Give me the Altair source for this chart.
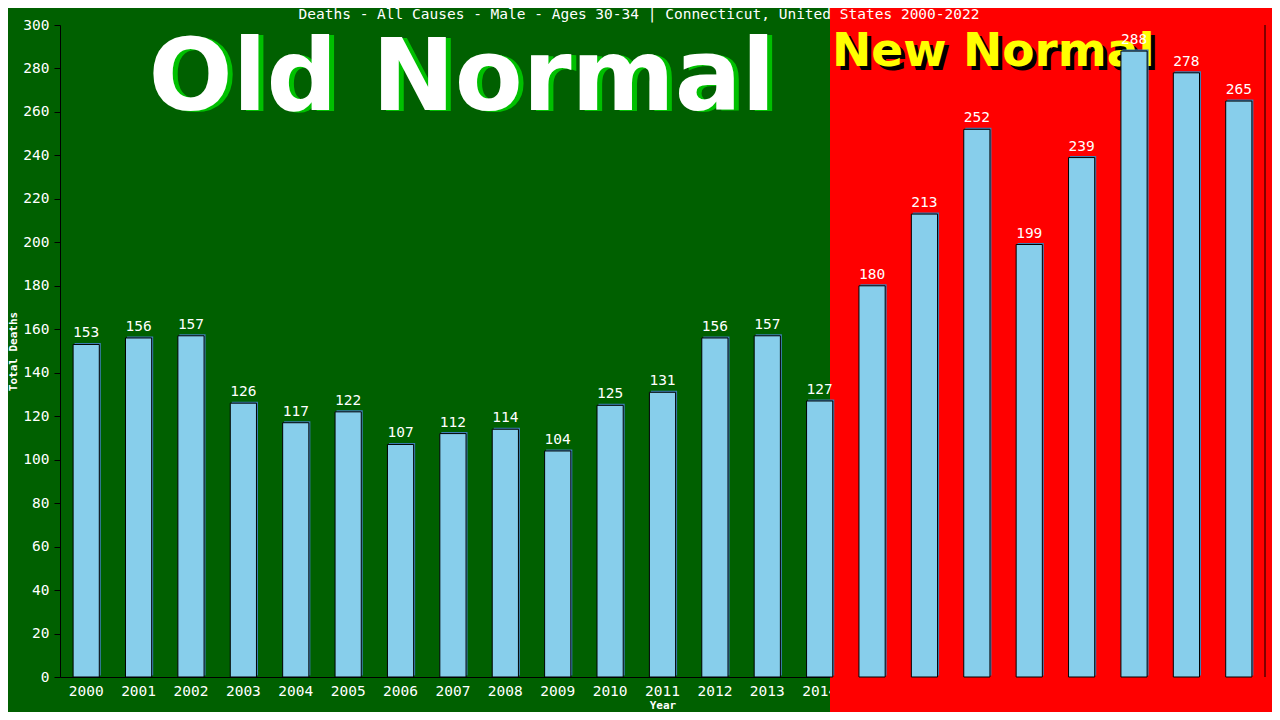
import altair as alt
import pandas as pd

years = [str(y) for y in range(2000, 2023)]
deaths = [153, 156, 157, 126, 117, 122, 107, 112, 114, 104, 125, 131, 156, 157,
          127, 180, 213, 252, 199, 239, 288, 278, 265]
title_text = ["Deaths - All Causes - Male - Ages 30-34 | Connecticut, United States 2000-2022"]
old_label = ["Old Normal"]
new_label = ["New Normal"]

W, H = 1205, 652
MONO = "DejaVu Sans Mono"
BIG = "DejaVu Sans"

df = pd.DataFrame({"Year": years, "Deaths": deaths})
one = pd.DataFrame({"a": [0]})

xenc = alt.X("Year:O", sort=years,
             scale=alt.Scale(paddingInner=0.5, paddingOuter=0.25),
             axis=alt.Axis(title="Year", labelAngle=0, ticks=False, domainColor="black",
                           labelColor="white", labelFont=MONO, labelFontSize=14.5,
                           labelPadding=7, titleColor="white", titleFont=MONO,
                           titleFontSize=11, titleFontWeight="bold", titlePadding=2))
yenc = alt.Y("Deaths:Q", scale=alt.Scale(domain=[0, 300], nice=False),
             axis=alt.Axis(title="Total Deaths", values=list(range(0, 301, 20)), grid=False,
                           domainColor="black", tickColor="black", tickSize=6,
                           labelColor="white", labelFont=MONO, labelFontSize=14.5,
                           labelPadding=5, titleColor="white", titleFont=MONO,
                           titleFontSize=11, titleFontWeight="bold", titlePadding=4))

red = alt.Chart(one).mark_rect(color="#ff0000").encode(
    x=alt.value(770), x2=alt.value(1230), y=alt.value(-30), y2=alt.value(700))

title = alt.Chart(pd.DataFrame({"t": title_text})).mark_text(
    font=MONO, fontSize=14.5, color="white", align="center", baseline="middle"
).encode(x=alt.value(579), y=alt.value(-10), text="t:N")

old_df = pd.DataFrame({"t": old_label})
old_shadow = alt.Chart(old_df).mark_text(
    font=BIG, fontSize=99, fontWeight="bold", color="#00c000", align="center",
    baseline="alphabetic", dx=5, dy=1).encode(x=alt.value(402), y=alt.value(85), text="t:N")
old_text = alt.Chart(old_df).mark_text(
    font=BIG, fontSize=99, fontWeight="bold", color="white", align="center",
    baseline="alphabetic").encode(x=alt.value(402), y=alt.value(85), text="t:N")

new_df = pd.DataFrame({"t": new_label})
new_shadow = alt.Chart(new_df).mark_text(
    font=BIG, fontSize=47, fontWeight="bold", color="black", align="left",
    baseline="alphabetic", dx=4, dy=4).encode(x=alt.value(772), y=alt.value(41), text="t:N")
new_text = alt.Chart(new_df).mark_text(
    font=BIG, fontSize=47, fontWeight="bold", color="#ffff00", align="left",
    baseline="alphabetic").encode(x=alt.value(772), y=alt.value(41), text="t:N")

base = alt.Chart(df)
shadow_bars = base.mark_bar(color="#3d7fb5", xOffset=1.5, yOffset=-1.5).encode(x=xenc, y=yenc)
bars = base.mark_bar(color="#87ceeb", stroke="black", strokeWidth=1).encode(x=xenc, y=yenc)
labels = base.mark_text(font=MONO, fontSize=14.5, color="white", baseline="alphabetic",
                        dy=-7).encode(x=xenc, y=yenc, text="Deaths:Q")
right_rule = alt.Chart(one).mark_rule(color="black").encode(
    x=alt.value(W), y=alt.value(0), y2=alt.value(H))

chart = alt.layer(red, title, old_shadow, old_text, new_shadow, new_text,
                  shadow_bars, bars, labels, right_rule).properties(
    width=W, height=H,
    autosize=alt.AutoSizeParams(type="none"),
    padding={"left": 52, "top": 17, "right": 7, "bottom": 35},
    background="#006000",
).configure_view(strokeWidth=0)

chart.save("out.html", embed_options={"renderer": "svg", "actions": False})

■ ■ ■ ■ ■ ■ ■

**The request**
Reproduce the listing above exactly, excluding all pictures.

**Complete response**
Give me the Altair source for this chart.
import altair as alt
import pandas as pd

years = [str(y) for y in range(2000, 2023)]
deaths = [153, 156, 157, 126, 117, 122, 107, 112, 114, 104, 125, 131, 156, 157,
          127, 180, 213, 252, 199, 239, 288, 278, 265]
title_text = ["Deaths - All Causes - Male - Ages 30-34 | Connecticut, United States 2000-2022"]
old_label = ["Old Normal"]
new_label = ["New Normal"]

W, H = 1205, 652
MONO = "DejaVu Sans Mono"
BIG = "DejaVu Sans"

df = pd.DataFrame({"Year": years, "Deaths": deaths})
one = pd.DataFrame({"a": [0]})

xenc = alt.X("Year:O", sort=years,
             scale=alt.Scale(paddingInner=0.5, paddingOuter=0.25),
             axis=alt.Axis(title="Year", labelAngle=0, ticks=False, domainColor="black",
                           labelColor="white", labelFont=MONO, labelFontSize=14.5,
                           labelPadding=7, titleColor="white", titleFont=MONO,
                           titleFontSize=11, titleFontWeight="bold", titlePadding=2))
yenc = alt.Y("Deaths:Q", scale=alt.Scale(domain=[0, 300], nice=False),
             axis=alt.Axis(title="Total Deaths", values=list(range(0, 301, 20)), grid=False,
                           domainColor="black", tickColor="black", tickSize=6,
                           labelColor="white", labelFont=MONO, labelFontSize=14.5,
                           labelPadding=5, titleColor="white", titleFont=MONO,
                           titleFontSize=11, titleFontWeight="bold", titlePadding=4))

red = alt.Chart(one).mark_rect(color="#ff0000").encode(
    x=alt.value(770), x2=alt.value(1230), y=alt.value(-30), y2=alt.value(700))

title = alt.Chart(pd.DataFrame({"t": title_text})).mark_text(
    font=MONO, fontSize=14.5, color="white", align="center", baseline="middle"
).encode(x=alt.value(579), y=alt.value(-10), text="t:N")

old_df = pd.DataFrame({"t": old_label})
old_shadow = alt.Chart(old_df).mark_text(
    font=BIG, fontSize=99, fontWeight="bold", color="#00c000", align="center",
    baseline="alphabetic", dx=5, dy=1).encode(x=alt.value(402), y=alt.value(85), text="t:N")
old_text = alt.Chart(old_df).mark_text(
    font=BIG, fontSize=99, fontWeight="bold", color="white", align="center",
    baseline="alphabetic").encode(x=alt.value(402), y=alt.value(85), text="t:N")

new_df = pd.DataFrame({"t": new_label})
new_shadow = alt.Chart(new_df).mark_text(
    font=BIG, fontSize=47, fontWeight="bold", color="black", align="left",
    baseline="alphabetic", dx=4, dy=4).encode(x=alt.value(772), y=alt.value(41), text="t:N")
new_text = alt.Chart(new_df).mark_text(
    font=BIG, fontSize=47, fontWeight="bold", color="#ffff00", align="left",
    baseline="alphabetic").encode(x=alt.value(772), y=alt.value(41), text="t:N")

base = alt.Chart(df)
shadow_bars = base.mark_bar(color="#3d7fb5", xOffset=1.5, yOffset=-1.5).encode(x=xenc, y=yenc)
bars = base.mark_bar(color="#87ceeb", stroke="black", strokeWidth=1).encode(x=xenc, y=yenc)
labels = base.mark_text(font=MONO, fontSize=14.5, color="white", baseline="alphabetic",
                        dy=-7).encode(x=xenc, y=yenc, text="Deaths:Q")
right_rule = alt.Chart(one).mark_rule(color="black").encode(
    x=alt.value(W), y=alt.value(0), y2=alt.value(H))

chart = alt.layer(red, title, old_shadow, old_text, new_shadow, new_text,
                  shadow_bars, bars, labels, right_rule).properties(
    width=W, height=H,
    autosize=alt.AutoSizeParams(type="none"),
    padding={"left": 52, "top": 17, "right": 7, "bottom": 35},
    background="#006000",
).configure_view(strokeWidth=0)

chart.save("out.html", embed_options={"renderer": "svg", "actions": False})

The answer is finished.